While I don't think I've figured out how to ensure tanks are evenly drained, I do know a way to ensure multiple stacks all run out of fuel at the same time.

Lets say you have three tanks (it can be any number of tanks), and you want any engines attached to those tanks (lets say one engine per tank, attached at the bottom) to drain from those three tanks evenly. What you need is a choke point. Most likely, you have one central tank. This tank generally serves as the best point for your choke point.

In order for your three tanks to drain evenly, attach a fuel line from your two side tanks to the central tank. Then, attach a fuel line from your central fuel tank to your side engines. The engines will use fuel from the fuel line before they use fuel from the stack. So, all three engines are drawing from the central tank, which is in turn drawing first from the side tanks. During flight, your side tanks drain first, then your central tank. However, all three engines will tap out at the same time.

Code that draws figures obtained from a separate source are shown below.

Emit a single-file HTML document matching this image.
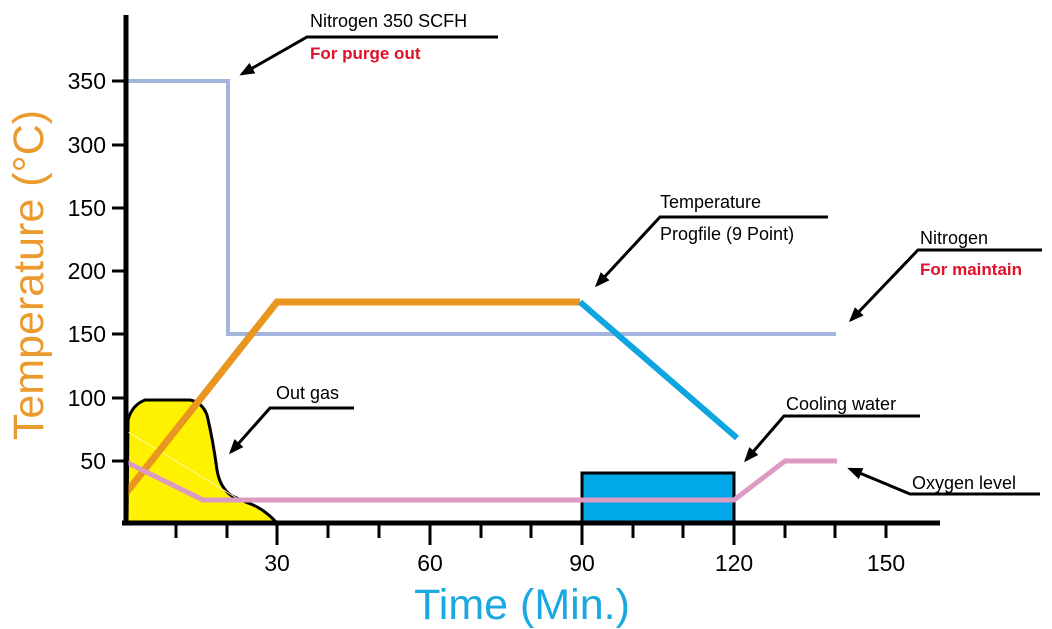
<!DOCTYPE html>
<html><head><meta charset="utf-8"><style>
html,body{margin:0;padding:0;background:#fff;}
svg{display:block;font-family:"Liberation Sans",sans-serif;}
</style></head><body>
<svg width="1052" height="629" viewBox="0 0 1052 629">
<defs><marker id="ah" viewBox="0 0 10 10" refX="8" refY="5" markerWidth="5" markerHeight="5" orient="auto-start-reverse"><path d="M0,1 L10,5 L0,9 z" fill="#000"/></marker></defs>
<path d="M127,522 L128,420 Q132,405 145,400 L190,400 Q202,402 207,415 Q213,440 217,470 Q220,488 232,496 L248,503 Q263,508 276,522 Z" fill="#fff200" stroke="#000" stroke-width="3"/>
<line x1="128" y1="432" x2="240" y2="500" stroke="#fffbb0" stroke-width="1"/>
<rect x="582" y="473" width="152" height="50" fill="#00a8e8" stroke="#000" stroke-width="3"/>
<polyline points="126,81 228,81 228,334 836,334" fill="none" stroke="#a3b4dd" stroke-width="4"/>
<polyline points="126,493 277,302 580,302" fill="none" stroke="#e8961f" stroke-width="7"/>
<line x1="580" y1="302" x2="737" y2="438" stroke="#0ea5e0" stroke-width="6"/>
<polyline points="126,462 203,500 734,500 785,461 837,461" fill="none" stroke="#dd9ac2" stroke-width="5"/>
<line x1="126" y1="15" x2="126" y2="525" stroke="#000" stroke-width="5"/>
<line x1="122" y1="523" x2="940" y2="523" stroke="#000" stroke-width="5"/>
<g stroke="#000" stroke-width="3">
<line x1="112" y1="81" x2="126" y2="81"/><line x1="112" y1="145" x2="126" y2="145"/><line x1="112" y1="208" x2="126" y2="208"/><line x1="112" y1="271" x2="126" y2="271"/><line x1="112" y1="334" x2="126" y2="334"/><line x1="112" y1="398" x2="126" y2="398"/><line x1="112" y1="461" x2="126" y2="461"/>
<line x1="176" y1="523" x2="176" y2="538"/><line x1="227" y1="523" x2="227" y2="538"/><line x1="277" y1="523" x2="277" y2="545"/><line x1="328" y1="523" x2="328" y2="538"/><line x1="379" y1="523" x2="379" y2="538"/><line x1="430" y1="523" x2="430" y2="545"/><line x1="481" y1="523" x2="481" y2="538"/><line x1="531" y1="523" x2="531" y2="538"/><line x1="582" y1="523" x2="582" y2="545"/><line x1="633" y1="523" x2="633" y2="538"/><line x1="683" y1="523" x2="683" y2="538"/><line x1="734" y1="523" x2="734" y2="545"/><line x1="785" y1="523" x2="785" y2="538"/><line x1="835" y1="523" x2="835" y2="538"/><line x1="886" y1="523" x2="886" y2="538"/>
</g>
<g font-size="23" text-anchor="end" fill="#000">
<text x="106" y="89">350</text><text x="106" y="153">300</text><text x="106" y="216">150</text><text x="106" y="279">200</text><text x="106" y="342">150</text><text x="106" y="406">100</text><text x="106" y="469">50</text>
</g>
<g font-size="23" text-anchor="middle" fill="#000">
<text x="277" y="571">30</text><text x="430" y="571">60</text><text x="582" y="571">90</text><text x="734" y="571">120</text><text x="886" y="571">150</text>
</g>
<text x="522" y="619" font-size="43" fill="#19a8e0" text-anchor="middle">Time (Min.)</text>
<text transform="translate(43,275) rotate(-90)" font-size="43" fill="#eb9a2e" text-anchor="middle">Temperature (°C)</text>
<g fill="none" stroke="#000" stroke-width="3">
<polyline points="498,37 307,37 242,74" marker-end="url(#ah)"/>
<polyline points="828,217 660,217 597,285" marker-end="url(#ah)"/>
<polyline points="1042,250 918,250 851,320" marker-end="url(#ah)"/>
<polyline points="354,408 270,408 231,452" marker-end="url(#ah)"/>
<polyline points="920,416 784,416 746,460" marker-end="url(#ah)"/>
<polyline points="1040,494 910,494 850,469" marker-end="url(#ah)"/>
</g>
<g font-size="18" fill="#000">
<text x="310" y="27">Nitrogen 350 SCFH</text>
<text x="660" y="208">Temperature</text>
<text x="660" y="240">Progfile (9 Point)</text>
<text x="920" y="244">Nitrogen</text>
<text x="276" y="399">Out gas</text>
<text x="786" y="410">Cooling water</text>
<text x="912" y="489">Oxygen level</text>
</g>
<g font-size="17" fill="#e0102a" font-weight="bold">
<text x="310" y="59">For purge out</text>
<text x="920" y="275">For maintain</text>
</g>
</svg>
</body></html>
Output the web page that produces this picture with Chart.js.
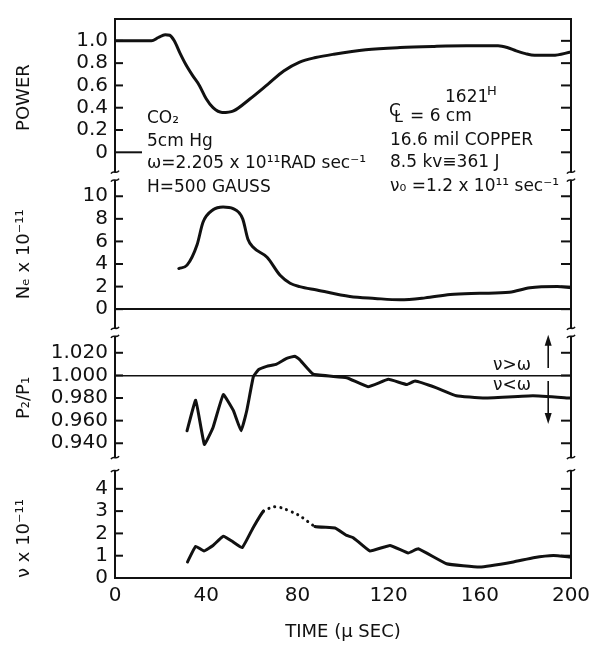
<!DOCTYPE html>
<html><head><meta charset="utf-8">
<script src="https://cdn.jsdelivr.net/npm/chart.js@4"></script>
<style>html,body{margin:0;padding:0;background:#fff}canvas{display:block}</style>
</head><body>
<canvas id="c" width="597" height="645"></canvas>
<script>
// ---- axis ticks ----
const timeTicks = [0, 40, 80, 120, 160, 200];
const timeLabels = ['0', '40', '80', '120', '160', '200'];
const powerTicks = [0, 0.2, 0.4, 0.6, 0.8, 1.0];
const powerLabels = ['0', '0.2', '0.4', '0.6', '0.8', '1.0'];
const neTicks = [0, 2, 4, 6, 8, 10];
const neLabels = ['0', '2', '4', '6', '8', '10'];
const ratioTicks = [0.94, 0.96, 0.98, 1.0, 1.02];
const ratioLabels = ['0.940', '0.960', '0.980', '1.000', '1.020'];
const nuTicks = [0, 1, 2, 3, 4];
const nuLabels = ['0', '1', '2', '3', '4'];

// ---- series ----
const powerT = [0, 16, 19, 22, 24, 26, 28.5, 31, 34, 37, 40, 43, 47, 52, 59, 67, 74, 81, 88, 96, 110, 125, 140, 154, 168, 172, 176, 180, 184, 192, 200];
const powerV = [1.0, 1.0, 1.03, 1.055, 1.05, 1.0, 0.89, 0.79, 0.69, 0.6, 0.48, 0.40, 0.357, 0.372, 0.476, 0.61, 0.73, 0.81, 0.85, 0.88, 0.92, 0.94, 0.95, 0.955, 0.955, 0.94, 0.91, 0.885, 0.87, 0.87, 0.9];

const neT = [28, 31.6, 36, 38.6, 43, 47.4, 51.8, 56, 58.3, 60.5, 66.7, 72.4, 76.8, 81, 88.5, 103, 114, 125, 136, 147, 160, 173, 182, 194, 200];
const neV = [3.6, 3.9, 5.7, 7.7, 8.8, 9.05, 8.9, 8.0, 6.2, 5.5, 4.6, 3.0, 2.3, 2.0, 1.7, 1.12, 0.95, 0.83, 1.0, 1.3, 1.4, 1.5, 1.9, 2.0, 1.9];

const ratioT = [31.6, 35.4, 39.2, 43, 47.5, 51.9, 55.3, 57.8, 60.7, 62.9, 66.5, 70.9, 75.3, 78.9, 81, 87, 101.6, 111, 119.9, 127.9, 131.6, 141, 149.7, 161.4, 183.3, 199.6];
const ratioV = [0.951, 0.978, 0.939, 0.954, 0.983, 0.969, 0.951, 0.969, 0.999, 1.005, 1.008, 1.010, 1.015, 1.017, 1.014, 1.001, 0.998, 0.990, 0.9965, 0.992, 0.995, 0.989, 0.982, 0.980, 0.982, 0.980];

const nuT = [31.8, 35.4, 39, 43, 47.5, 51.9, 55.8, 60.7, 65.1, 69.4, 73, 77.9, 81, 87.7, 96.5, 101.6, 104.5, 111.8, 120.6, 128.6, 133, 145.4, 160, 174.7, 183.5, 192.3, 199.6];
const nuV = [0.72, 1.42, 1.21, 1.46, 1.87, 1.61, 1.36, 2.28, 3.0, 3.2, 3.15, 2.95, 2.8, 2.31, 2.24, 1.91, 1.81, 1.21, 1.46, 1.12, 1.31, 0.64, 0.49, 0.72, 0.91, 1.01, 0.94];
const nuDottedRange = [65.1, 87.7];

const INK = '#111';
const FONT = '"DejaVu Sans"';
Chart.defaults.font.family = FONT;
Chart.defaults.color = INK;

const pts = (t, v) => t.map((x, i) => ({ x, y: v[i] }));

function yScale(ticks, labels, min, max, weight, stackWeight, title, titleAlign) {
  return {
    type: 'linear', position: 'left', stack: 'panels', stackWeight, weight,
    min, max,
    afterBuildTicks: s => { s.ticks = ticks.map(v => ({ value: v })); },
    afterFit: s => { s.width = 115; },
    ticks: { callback: (v, i) => labels[i], padding: 7, font: { size: 20 }, color: INK, autoSkip: false },
    grid: { display: true, drawTicks: false, color: 'transparent', lineWidth: 0 },
    border: { display: false },
    title: { display: true, text: title, font: { size: 18 }, padding: { top: 14, bottom: 0 }, align: titleAlign || 'center', color: INK }
  };
}

const sPow = yScale(powerTicks, powerLabels, -0.214, 1.196, 4, 158, 'POWER');
const sNe = yScale(neTicks, neLabels, -2.05, 11.78, 3, 157, 'Nₑ x 10⁻¹¹');
sNe.grid = { drawTicks: false, color: c => (c.tick && c.tick.value === 0) ? INK : 'transparent', lineWidth: 2 };
const sP = yScale(ratioTicks, ratioLabels, 0.922, 1.0381, 2, 132, 'P₂/P₁');
sP.grid = { drawTicks: false, color: c => (c.tick && Math.abs(c.tick.value - 1) < 1e-9) ? INK : 'transparent', lineWidth: 1.6 };
const sNu = yScale(nuTicks, nuLabels, 0, 5.13, 1, 115, 'ν x 10⁻¹¹', 'start');

function line(ctx, x0, y0, x1, y1) { ctx.beginPath(); ctx.moveTo(x0, y0); ctx.lineTo(x1, y1); ctx.stroke(); }
function squiggle(ctx, x, y) {
  ctx.beginPath(); ctx.moveTo(x - 4, y + 1.5);
  ctx.bezierCurveTo(x - 1.5, y - 2.5, x + 1.5, y + 2.5, x + 4, y - 1.5); ctx.stroke();
}

const decor = {
  id: 'decor',
  afterDraw(chart) {
    const ctx = chart.ctx, ca = chart.chartArea;
    const L = ca.left, R = ca.right;
    ctx.save();
    ctx.strokeStyle = INK; ctx.fillStyle = INK;
    ctx.lineWidth = 2;
    line(ctx, L - 1, ca.top, R + 1, ca.top);
    const panels = [
      { id: 'yPow', gTop: 0, gBot: 4, ticks: powerTicks },
      { id: 'yNe', gTop: 4, gBot: 4, ticks: neTicks },
      { id: 'yP', gTop: 4, gBot: 6, ticks: ratioTicks },
      { id: 'yNu', gTop: 7, gBot: 0, ticks: nuTicks }
    ];
    panels.forEach(p => {
      const s = chart.scales[p.id];
      const y0 = s.top + p.gTop, y1 = s.bottom - p.gBot;
      [L, R].forEach(x => {
        ctx.lineWidth = 2;
        line(ctx, x, y0, x, y1);
        ctx.lineWidth = 1.6;
        if (p.gTop) squiggle(ctx, x, y0);
        if (p.gBot) squiggle(ctx, x, y1);
      });
      ctx.lineWidth = 2;
      p.ticks.forEach(v => {
        const y = s.getPixelForValue(v);
        const len = (p.id === 'yPow' && v === 0) ? 27 : 8;
        line(ctx, L, y, L + len, y);
        line(ctx, R - 10, y, R, y);
      });
    });

    // arrows in ratio panel
    const ax = chart.scales.x.getPixelForValue(190);
    const sr = chart.scales.yP;
    const uA = sr.getPixelForValue(1.0065), uB = sr.getPixelForValue(1.036);
    const dA = sr.getPixelForValue(0.995), dB = sr.getPixelForValue(0.957);
    ctx.lineWidth = 1.6;
    line(ctx, ax, uA, ax, uB + 8);
    ctx.beginPath(); ctx.moveTo(ax, uB); ctx.lineTo(ax - 3.5, uB + 11); ctx.lineTo(ax + 3.5, uB + 11); ctx.closePath(); ctx.fill();
    line(ctx, ax, dA, ax, dB - 8);
    ctx.beginPath(); ctx.moveTo(ax, dB); ctx.lineTo(ax - 3.5, dB - 11); ctx.lineTo(ax + 3.5, dB - 11); ctx.closePath(); ctx.fill();

    // annotations
    ctx.textAlign = 'left'; ctx.textBaseline = 'alphabetic';
    ctx.font = '17px ' + FONT;
    ctx.fillText('CO₂', 147, 123);
    ctx.fillText('5cm Hg', 147, 146);
    ctx.fillText('ω=2.205 x 10¹¹RAD sec⁻¹', 147, 168);
    ctx.fillText('H=500 GAUSS', 147, 192);
    ctx.fillText('1621', 445, 102);
    ctx.font = '13px ' + FONT;
    ctx.fillText('H', 487, 95);
    // centre-line symbol drawn as overlapping C and L
    ctx.font = '17px ' + FONT;
    ctx.fillText('C', 389, 116);
    ctx.font = '16px ' + FONT;
    ctx.fillText('L', 394, 122);
    ctx.font = '17px ' + FONT;
    ctx.fillText('= 6 cm', 410, 121);
    ctx.fillText('16.6 mil COPPER', 390, 145);
    ctx.fillText('8.5 kv≡361 J', 390, 167);
    ctx.fillText('ν₀ =1.2 x 10¹¹ sec⁻¹', 390, 191);
    ctx.fillText('ν>ω', 493, 370);
    ctx.fillText('ν<ω', 493, 390);
    ctx.restore();
  }
};

const lineDs = (data, yAxisID, extra) => Object.assign({
  data, yAxisID, xAxisID: 'x', borderColor: INK, borderWidth: 3, pointRadius: 0,
  fill: false, borderCapStyle: 'round', borderJoinStyle: 'round'
}, extra || {});

new Chart(document.getElementById('c'), {
  type: 'line',
  data: {
    datasets: [
      lineDs(pts(powerT, powerV), 'yPow', { cubicInterpolationMode: 'monotone' }),
      lineDs(pts(neT, neV), 'yNe', { cubicInterpolationMode: 'monotone' }),
      lineDs(pts(ratioT, ratioV), 'yP', { tension: 0.1 }),
      lineDs(pts(nuT, nuV), 'yNu', {
        tension: 0.1,
        segment: {
          borderDash: c => (c.p0.parsed.x >= nuDottedRange[0] && c.p1.parsed.x <= nuDottedRange[1]) ? [0.1, 6] : undefined
        }
      })
    ]
  },
  options: {
    responsive: false, animation: false,
    layout: { padding: { top: 16, right: 26, left: 0, bottom: 0 } },
    plugins: { legend: { display: false }, tooltip: { enabled: false } },
    scales: {
      x: {
        type: 'linear', position: 'bottom', min: 0, max: 200,
        afterBuildTicks: s => { s.ticks = timeTicks.map(v => ({ value: v })); },
        afterFit: s => { s.height = 67; },
        ticks: { callback: (v, i) => timeLabels[i], padding: 6, font: { size: 20 }, color: INK, maxRotation: 0, autoSkip: false },
        grid: { display: false, drawTicks: false },
        border: { display: true, color: INK, width: 2 },
        title: { display: true, text: 'TIME (μ SEC)', font: { size: 18 }, padding: { top: 0, bottom: 2 }, color: INK }
      },
      yPow: sPow, yNe: sNe, yP: sP, yNu: sNu
    }
  },
  plugins: [decor]
});
</script>
</body></html>
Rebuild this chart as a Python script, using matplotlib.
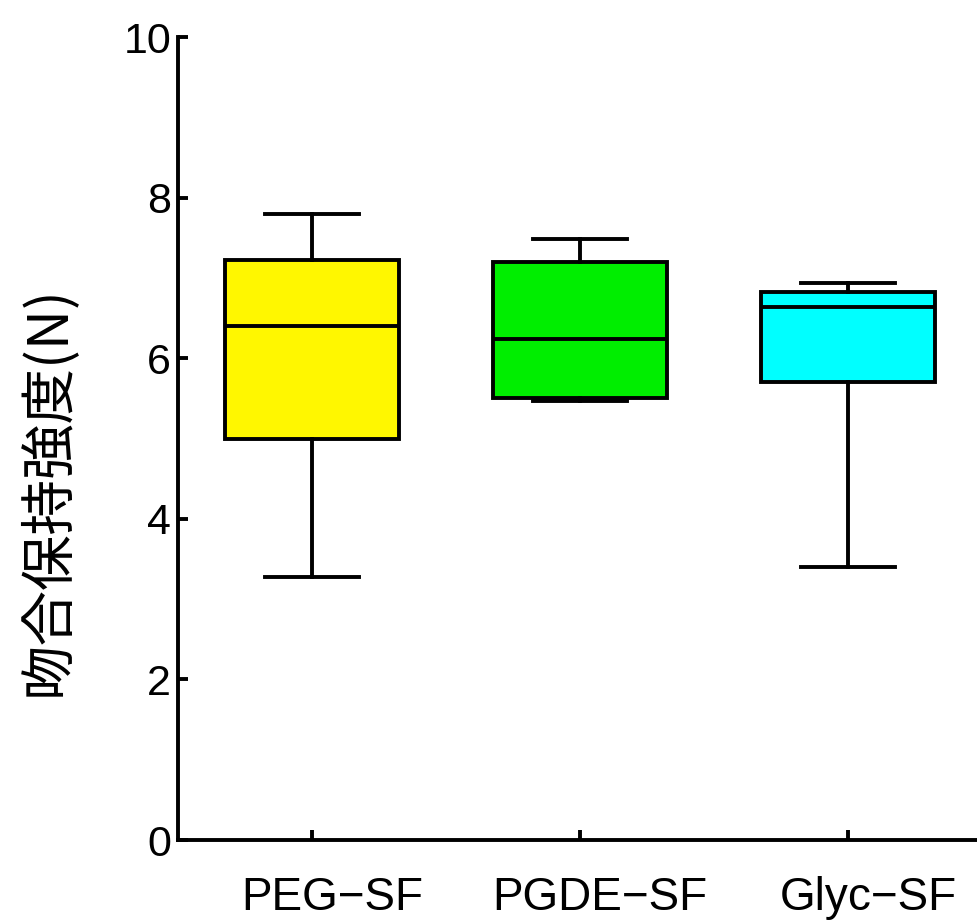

I use a modified version of this in the final stage of my heavy lifter (650 tons to LKO w/ about 350 delta V to spare; pics forthcoming, once I can get the strutting right to ensure stability during launch). In that setup, I have a central tank w/ a Mainsail and six side tanks w/ Mainsails. My asparagus boosters surrounding this final stage drain into the central tank. The central tank then has fuel lines radially coming out into the side tanks. The side tanks then have six fuel lines leading to the central mainsail. The central tank drains first. Once it is finished, the side tanks drain. The central Mainsail continues to draw fuel from the side tanks once the central tank is finished, and all seven engines run out of fuel at the same time. Because all fuel lines are symmetrical, the center of mass never wavers from the center of the ship.